-- Begin --

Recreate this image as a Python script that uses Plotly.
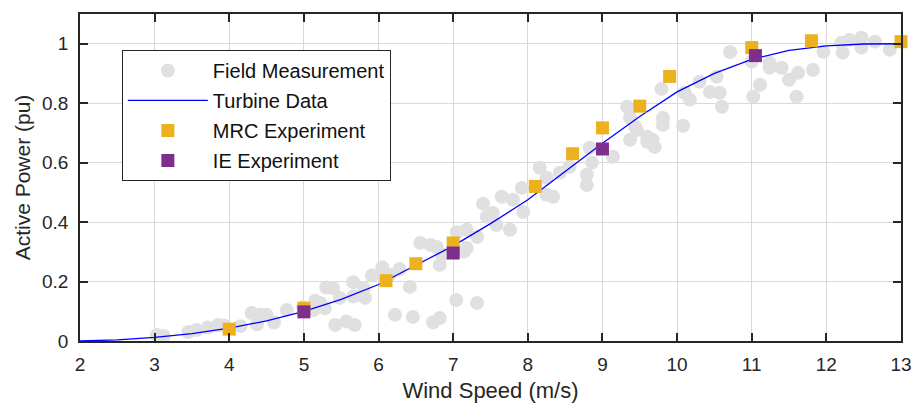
import plotly.graph_objects as go

# Field measurement (wind speed m/s, active power pu)
field_x = [3.03, 3.12, 3.45, 3.56, 3.71, 3.85, 3.93, 4.15, 4.30, 4.41, 4.50, 4.37, 4.60, 4.77,
           4.99, 5.13, 5.15, 5.22, 5.28, 5.30, 5.39, 5.42, 5.57, 5.68, 5.48, 5.66, 5.66, 5.80,
           5.82, 5.91, 6.05, 6.15, 6.22, 6.46, 6.42, 6.28, 6.56, 6.70, 6.78, 6.85, 6.82, 6.73,
           6.82, 7.04, 7.32, 7.05, 7.18, 7.32, 7.14, 7.18, 7.40, 7.45, 7.53, 7.58, 7.76, 7.65,
           7.80, 7.94, 7.92, 8.16, 8.25, 8.25, 8.34, 8.43, 8.56, 8.79, 8.79, 8.86, 8.83, 9.14,
           9.33, 9.37, 9.37, 9.46, 9.60, 9.44, 9.60, 9.70, 9.81, 9.81, 9.67, 9.79, 10.08, 10.17,
           10.10, 10.30, 10.44, 10.53, 10.57, 10.60, 10.71, 11.00, 11.02, 11.11, 11.24, 11.24,
           11.40, 11.50, 11.62, 11.60, 11.82, 11.96, 12.20, 12.22, 12.31, 12.47, 12.47, 12.65,
           12.85]
field_y = [0.020, 0.017, 0.030, 0.037, 0.045, 0.054, 0.052, 0.050, 0.094, 0.088, 0.088, 0.056,
           0.062, 0.104, 0.114, 0.104, 0.135, 0.128, 0.110, 0.180, 0.178, 0.054, 0.066, 0.054,
           0.145, 0.150, 0.198, 0.178, 0.145, 0.220, 0.248, 0.222, 0.088, 0.081, 0.182, 0.242,
           0.330, 0.323, 0.316, 0.290, 0.256, 0.063, 0.077, 0.138, 0.128, 0.366, 0.374, 0.350,
           0.300, 0.313, 0.462, 0.418, 0.431, 0.390, 0.374, 0.485, 0.475, 0.434, 0.515, 0.583,
           0.549, 0.492, 0.485, 0.566, 0.586, 0.559, 0.525, 0.600, 0.650, 0.620, 0.788, 0.751,
           0.677, 0.710, 0.670, 0.720, 0.687, 0.653, 0.727, 0.750, 0.677, 0.848, 0.724, 0.812,
           0.835, 0.872, 0.838, 0.889, 0.835, 0.788, 0.972, 0.940, 0.822, 0.862, 0.936, 0.919,
           0.919, 0.879, 0.902, 0.822, 0.912, 0.973, 1.003, 0.970, 1.013, 1.020, 0.987, 1.007,
           0.980]

# Turbine power curve
turbine_x = [2, 2.5, 3, 3.5, 4, 4.5, 5, 5.5, 6, 6.5, 7, 7.5, 8, 8.5, 9, 9.5, 10, 10.5,
             11, 11.5, 12, 12.5, 13]
turbine_y = [0, 0.004, 0.012, 0.025, 0.043, 0.068, 0.100, 0.140, 0.190, 0.255, 0.320, 0.395,
             0.475, 0.570, 0.665, 0.755, 0.838, 0.900, 0.947, 0.978, 0.993, 0.999, 1.000]

# MRC experiment
mrc_x = [4.0, 5.0, 6.1, 6.5, 7.0, 8.1, 8.6, 9.0, 9.5, 9.9, 11.0, 11.8, 13.0]
mrc_y = [0.040, 0.110, 0.203, 0.260, 0.330, 0.520, 0.630, 0.717, 0.790, 0.890, 0.987, 1.010, 1.007]

# IE experiment
ie_x = [5.0, 7.0, 9.0, 11.05]
ie_y = [0.098, 0.296, 0.646, 0.960]

x_ticks = [2, 3, 4, 5, 6, 7, 8, 9, 10, 11, 12, 13]
y_ticks = [0, 0.2, 0.4, 0.6, 0.8, 1]
y_tick_text = ["0", "0.2", "0.4", "0.6", "0.8", "1"]

FONT = "Liberation Sans, Arial, sans-serif"
AX = "#262626"

fig = go.Figure()
fig.add_trace(go.Scatter(x=field_x, y=field_y, mode="markers", name="Field Measurement",
                         legendgroup="a",
                         marker=dict(size=14, color="#e0e0e0", line=dict(width=0))))
fig.add_trace(go.Scatter(x=turbine_x, y=turbine_y, mode="lines", name="Turbine Data",
                         legendgroup="b", line=dict(color="#0000ff", width=1.3)))
fig.add_trace(go.Scatter(x=mrc_x, y=mrc_y, mode="markers", name="MRC Experiment",
                         legendgroup="c", cliponaxis=False,
                         marker=dict(symbol="square", size=13, color="#EDB120", line=dict(width=0))))
fig.add_trace(go.Scatter(x=ie_x, y=ie_y, mode="markers", name="IE Experiment",
                         legendgroup="d",
                         marker=dict(symbol="square", size=13, color="#7E2F8E", line=dict(width=0))))

axis_common = dict(showline=True, linecolor=AX, linewidth=1.5, mirror="ticks",
                   ticks="inside", ticklen=8, tickwidth=1.5, tickcolor=AX,
                   showgrid=True, gridcolor="#d9d9d9", gridwidth=1.3, zeroline=False,
                   automargin=False,
                   tickfont=dict(family=FONT, size=19, color=AX))

fig.update_xaxes(range=[2, 13], tickvals=x_ticks, ticklabelstandoff=5,
                 title=dict(text="Wind Speed (m/s)", font=dict(family=FONT, size=22, color=AX),
                            standoff=9),
                 **axis_common)
fig.update_yaxes(range=[0, 1.1], tickvals=y_ticks, ticktext=y_tick_text, ticklabelstandoff=6,
                 title=dict(text="Active Power (pu)", font=dict(family=FONT, size=21, color=AX),
                            standoff=6),
                 **axis_common)

fig.update_layout(
    width=915, height=405,
    margin=dict(l=80, r=14, t=14, b=64),
    plot_bgcolor="white", paper_bgcolor="white",
    font=dict(family=FONT, color=AX),
    legend=dict(x=0.051, y=0.89, xanchor="left", yanchor="top",
                bgcolor="white", bordercolor=AX, borderwidth=1,
                font=dict(family=FONT, size=20, color="#111111"),
                tracegroupgap=1, itemwidth=80),
    showlegend=True,
)

fig.write_html("out.html")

-- End --

PROBLEM: Repeat only the lines between the start of the data and the line with "import plotly.graph_objects as go", including those two lines, and skip the pictures.

RESULT:
Recreate this image as a Python script that uses Plotly.
import plotly.graph_objects as go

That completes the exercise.